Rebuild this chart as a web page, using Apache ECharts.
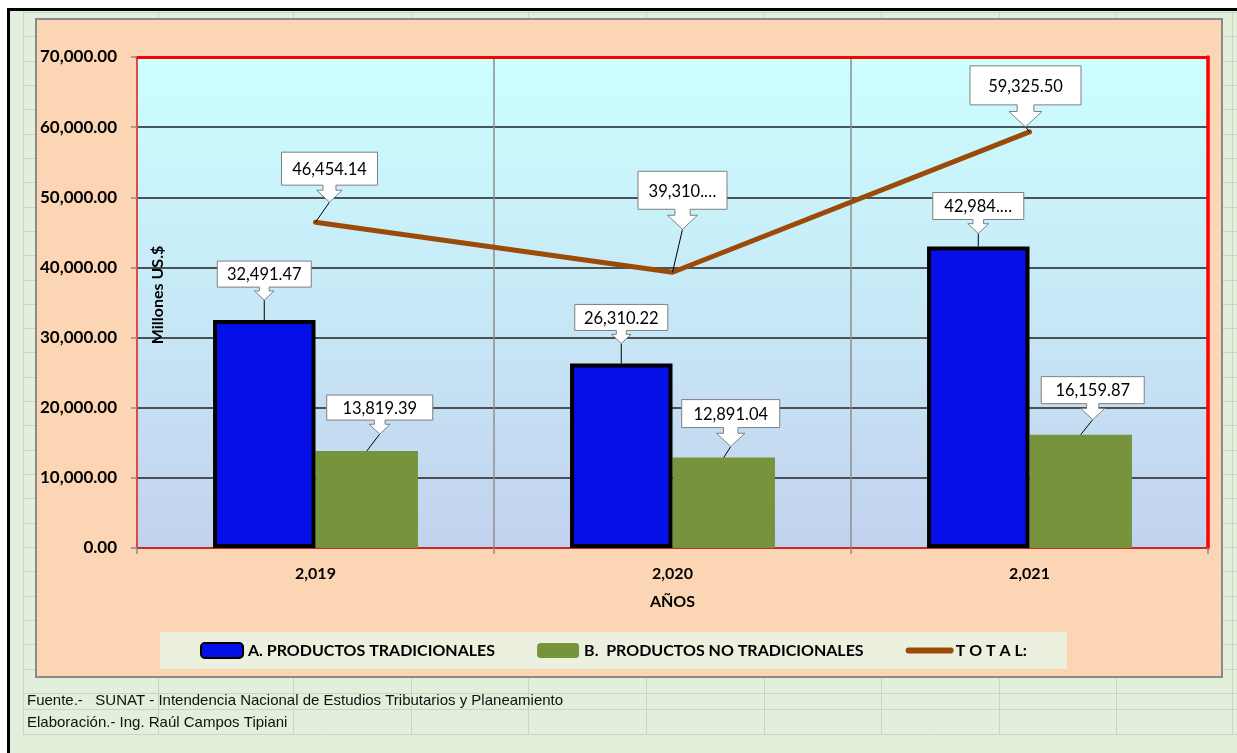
☆ ☆ ☆ ☆ ☆
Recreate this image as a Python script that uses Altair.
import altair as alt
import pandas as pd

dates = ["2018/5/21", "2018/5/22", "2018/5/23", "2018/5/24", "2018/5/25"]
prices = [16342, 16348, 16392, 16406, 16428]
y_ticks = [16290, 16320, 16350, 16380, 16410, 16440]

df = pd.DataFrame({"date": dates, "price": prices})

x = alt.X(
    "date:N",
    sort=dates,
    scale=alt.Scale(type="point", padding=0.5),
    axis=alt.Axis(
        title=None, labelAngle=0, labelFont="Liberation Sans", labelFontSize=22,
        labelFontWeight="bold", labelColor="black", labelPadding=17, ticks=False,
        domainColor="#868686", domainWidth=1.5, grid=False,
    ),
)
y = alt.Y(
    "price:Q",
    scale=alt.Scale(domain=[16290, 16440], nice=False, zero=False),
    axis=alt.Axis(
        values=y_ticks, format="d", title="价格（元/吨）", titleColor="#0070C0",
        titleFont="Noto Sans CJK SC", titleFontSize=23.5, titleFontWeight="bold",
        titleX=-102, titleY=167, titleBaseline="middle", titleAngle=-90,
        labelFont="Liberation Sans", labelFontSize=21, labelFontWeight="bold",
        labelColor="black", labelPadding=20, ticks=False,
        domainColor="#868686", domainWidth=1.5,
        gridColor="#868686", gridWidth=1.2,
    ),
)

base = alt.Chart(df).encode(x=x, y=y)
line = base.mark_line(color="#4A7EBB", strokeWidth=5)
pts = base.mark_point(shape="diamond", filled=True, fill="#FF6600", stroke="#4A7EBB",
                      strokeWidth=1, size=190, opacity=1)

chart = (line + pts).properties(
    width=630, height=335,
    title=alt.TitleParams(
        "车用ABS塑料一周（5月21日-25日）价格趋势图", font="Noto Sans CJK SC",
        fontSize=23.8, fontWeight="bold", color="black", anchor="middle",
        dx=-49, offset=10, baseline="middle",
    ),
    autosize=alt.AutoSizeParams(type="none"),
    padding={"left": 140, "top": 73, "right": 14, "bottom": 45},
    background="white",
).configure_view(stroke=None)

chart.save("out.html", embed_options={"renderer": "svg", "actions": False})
☆ ☆ ☆ ☆ ☆
*Given request*. Of the lines above, retype only those from the line containing "Recreate this image" through the line containing "strokeWidth=1, size=190, opacity=1)", including both, exactly.

*Task solution*.
Recreate this image as a Python script that uses Altair.
import altair as alt
import pandas as pd

dates = ["2018/5/21", "2018/5/22", "2018/5/23", "2018/5/24", "2018/5/25"]
prices = [16342, 16348, 16392, 16406, 16428]
y_ticks = [16290, 16320, 16350, 16380, 16410, 16440]

df = pd.DataFrame({"date": dates, "price": prices})

x = alt.X(
    "date:N",
    sort=dates,
    scale=alt.Scale(type="point", padding=0.5),
    axis=alt.Axis(
        title=None, labelAngle=0, labelFont="Liberation Sans", labelFontSize=22,
        labelFontWeight="bold", labelColor="black", labelPadding=17, ticks=False,
        domainColor="#868686", domainWidth=1.5, grid=False,
    ),
)
y = alt.Y(
    "price:Q",
    scale=alt.Scale(domain=[16290, 16440], nice=False, zero=False),
    axis=alt.Axis(
        values=y_ticks, format="d", title="价格（元/吨）", titleColor="#0070C0",
        titleFont="Noto Sans CJK SC", titleFontSize=23.5, titleFontWeight="bold",
        titleX=-102, titleY=167, titleBaseline="middle", titleAngle=-90,
        labelFont="Liberation Sans", labelFontSize=21, labelFontWeight="bold",
        labelColor="black", labelPadding=20, ticks=False,
        domainColor="#868686", domainWidth=1.5,
        gridColor="#868686", gridWidth=1.2,
    ),
)

base = alt.Chart(df).encode(x=x, y=y)
line = base.mark_line(color="#4A7EBB", strokeWidth=5)
pts = base.mark_point(shape="diamond", filled=True, fill="#FF6600", stroke="#4A7EBB",
                      strokeWidth=1, size=190, opacity=1)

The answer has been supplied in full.